Moving Evidence into Action

So, now, I had evidence that girls’ confidence in math declines through elementary school. I found this worrying and I wanted to do something about it. To get started I needed some help. I set out to find a grant that would help me to get supplies and t-shirts for the program. SCWIST generously gave me their support and continue to do so. The plan is to have a ten week program. To start with I want to focus on multiplication, including skip counting, grouping and similar skills. The focus will be on fun. I want the girls to enjoy themselves while also learning math. Some activities that we will do are: skip counting with skip ropes, multiplication bingo, hopscotch and more. These days people like to use the term STEAM rather than STEM, where the extra A stands for Arts. There is no gender gap identified in Arts, but in any case I want to assure everyone that we will be using lots of Artistic creative juices making up songs and games to learn math. I also want to point out that there was a lot of “A” that went into creating the Girls to the Power of Math logo.

Next Steps

I am now going to start the program at Livingstone Elementary in Vancouver. With the help of Dr. Andy Baron I will evaluate the effectiveness of the program. I have been nominated by Science World for an award called, “Girls Living Stem”. I had a bunch of t-shirts made and I hope to sell them, putting the money back into the program, to provide supplies and t-shirts to mentors.

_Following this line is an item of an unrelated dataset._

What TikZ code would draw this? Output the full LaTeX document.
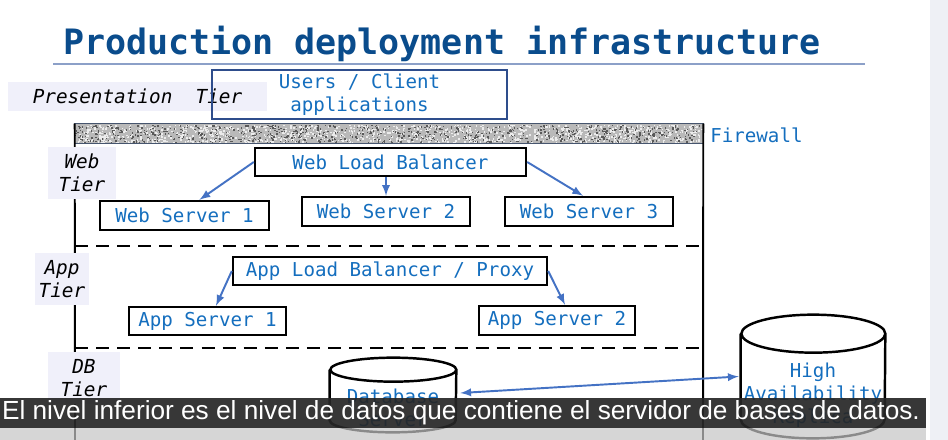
\documentclass[tikz,border=0pt]{standalone}
\usepackage{fontspec}
\setmonofont{DejaVu Sans Mono}[ItalicFont={DejaVu Sans Mono Oblique},BoldFont={DejaVu Sans Mono Bold}]
\newfontfamily\capfont{Liberation Sans}
\definecolor{titleblue}{RGB}{10,76,140}
\definecolor{txtblue}{RGB}{20,110,190}
\definecolor{userblue}{RGB}{46,77,140}
\definecolor{arrowblue}{RGB}{68,114,196}
\definecolor{tierbg}{RGB}{240,240,250}
\definecolor{rulecol}{RGB}{140,160,200}
\definecolor{fwborder}{RGB}{70,85,110}
\definecolor{sidegray}{RGB}{238,240,245}
\tikzset{
  box/.style={draw=black, line width=1.4pt, text=txtblue, inner sep=0pt,
    font=\ttfamily\fontsize{10.9}{13.1}\selectfont},
  tierlabel/.style={fill=tierbg, inner sep=0pt, align=center,
    font=\ttfamily\itshape\fontsize{11}{13.1}\selectfont},
  bluetext/.style={text=txtblue, inner sep=0pt, align=center,
    font=\ttfamily\fontsize{10.9}{13.1}\selectfont},
  arr/.style={->,>=latex, draw=arrowblue, line width=1.1pt},
  frame/.style={draw=black, line width=1.1pt},
  sep/.style={draw=black, line width=1.1pt, dash pattern=on 7.4pt off 4.6pt},
  cyl/.style={draw=black, line width=1.4pt, fill=white}
}
\begin{document}
\begin{tikzpicture}[x=0.02cm,y=0.02cm]
	\useasboundingbox (0,0) rectangle (948,-440);
	\clip (0,0) rectangle (948,-440);
	\fill[white] (0,0) rectangle (948,-440);
	\fill[sidegray] (930,0) rectangle (948,-440);
	% title
	\node[anchor=base, text=titleblue, inner sep=0pt, font=\ttfamily\bfseries\fontsize{19.9}{24}\selectfont] (ttl) at (442,-54) {Production deployment infrastructure};
	\draw[rulecol, line width=0.7pt] (53,-64) -- (865,-64);
	% presentation tier
	\node[tierlabel, minimum width=5.18cm, minimum height=0.58cm] (pres) at (137.5,-96.5) {Presentation\ \ Tier};
	\node[box, draw=userblue, line width=1.2pt, minimum width=5.9cm, minimum height=0.98cm, align=center] (users) at (359.5,-94.5) {Users / Client\\applications};
	% firewall
	\node[minimum width=12.56cm, minimum height=0.38cm, inner sep=0pt, fill=gray!55] (fw) at (389,-133.5) {};
	\pgfmathsetseed{12}
	\foreach \i in {1,...,1100}{\fill[gray!15] ({75+626*rnd},{-124.5-17.5*rnd}) rectangle ++(1.6,-1.6);}
	\foreach \i in {1,...,800}{\fill[black!65] ({75+626*rnd},{-124.5-17.5*rnd}) rectangle ++(1.4,-1.4);}
	\draw[fwborder, line width=0.8pt] (fw.south west) rectangle (fw.north east);
	\node[bluetext, anchor=west] (fwlabel) at (710,-135) {Firewall};
	\coordinate (fl) at (75,-440);
	\coordinate (fr) at (703,-440);
	\draw[frame] (fw.north west) -- (fl);
	\draw[frame] (fw.north east) -- (fr);
	% web tier
	\node[tierlabel, minimum width=1.36cm, minimum height=1.04cm] (webtier) at (82,-173) {Web\\Tier};
	\node[box, minimum width=5.42cm, minimum height=0.56cm] (wlb) at (390.5,-162) {Web Load Balancer};
	\node[box, minimum width=3.38cm, minimum height=0.58cm] (ws1) at (184.5,-215.5) {Web Server 1};
	\node[box, minimum width=3.36cm, minimum height=0.58cm] (ws2) at (386,-211.5) {Web Server 2};
	\node[box, minimum width=3.36cm, minimum height=0.58cm] (ws3) at (589,-211.5) {Web Server 3};
	\draw[arr] (wlb.west) -- ([xshift=0.3cm]ws1.north);
	\draw[arr] (ws2.north |- wlb.south) -- (ws2.north);
	\draw[arr] (wlb.east) -- ([xshift=-0.12cm]ws3.north);
	\draw[sep] (75,-246) -- (703,-246);
	% app tier
	\node[tierlabel, minimum width=1.08cm, minimum height=1.04cm] (apptier) at (62,-279) {App\\Tier};
	\node[box, minimum width=6.28cm, minimum height=0.56cm] (alb) at (390,-271) {App Load Balancer / Proxy};
	\node[box, minimum width=3.14cm, minimum height=0.56cm] (as1) at (207.5,-321) {App Server 1};
	\node[box, minimum width=3.12cm, minimum height=0.58cm] (as2) at (557,-320.5) {App Server 2};
	\draw[arr] (alb.west) -- ([xshift=0.17cm]as1.north);
	\draw[arr] (alb.east) -- ([xshift=0.16cm]as2.north);
	\draw[sep] (75,-348) -- (703,-348);
	% db tier
	\node[tierlabel, minimum width=1.44cm, minimum height=1.04cm] (dbtier) at (84,-378) {DB\\Tier};
	\node[minimum width=2.52cm, minimum height=1.48cm, inner sep=0pt] (db) at (393,-395) {};
	\draw[cyl] ([yshift=-0.24cm]db.north west) -- ([yshift=0.24cm]db.south west) arc[start angle=180, end angle=360, x radius=63, y radius=12] -- ([yshift=-0.24cm]db.north east) arc[start angle=0, end angle=360, x radius=63, y radius=12];
	\node[bluetext] (dbtext) at (393,-408) {Database\\Server};
	\node[minimum width=2.88cm, minimum height=2.46cm, inner sep=0pt] (ha) at (813,-376.5) {};
	\draw[cyl] ([yshift=-0.38cm]ha.north west) -- ([yshift=0.38cm]ha.south west) arc[start angle=180, end angle=360, x radius=72, y radius=19] -- ([yshift=-0.38cm]ha.north east) arc[start angle=0, end angle=360, x radius=72, y radius=19];
	\node[bluetext] (hatext) at (813,-395) {High\\Availability\\Replica};
	\draw[arr, <->] ([xshift=0.08cm, yshift=0.04cm]db.east) -- ([xshift=-0.04cm]ha.west);
	% subtitle
	\fill[black!85, opacity=0.92] (0,-398) rectangle (926,-428);
	\fill[gray!45, opacity=0.7] (0,-428) rectangle (926,-440);
	\node[text=white, inner sep=0pt] (cap) at (461,-413) {\resizebox{18.36cm}{!}{\capfont El nivel inferior es el nivel de datos que contiene el servidor de bases de datos.}};
\end{tikzpicture}
\end{document}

Girls to the Power of Math

Hopes and Dreams

I really hope that this program can grow (exponentially). I hope that this program will boost girls’ confidence and that they will start to love math. I really hope to see more positivity around girls and math. I am starting a website so that I can share resources with anyone who would like to start their own Girls to the Power of Math Program. Maybe, one day, we’ll have a Girls to the Power of Math mentoring program linked to every elementary school in Canada.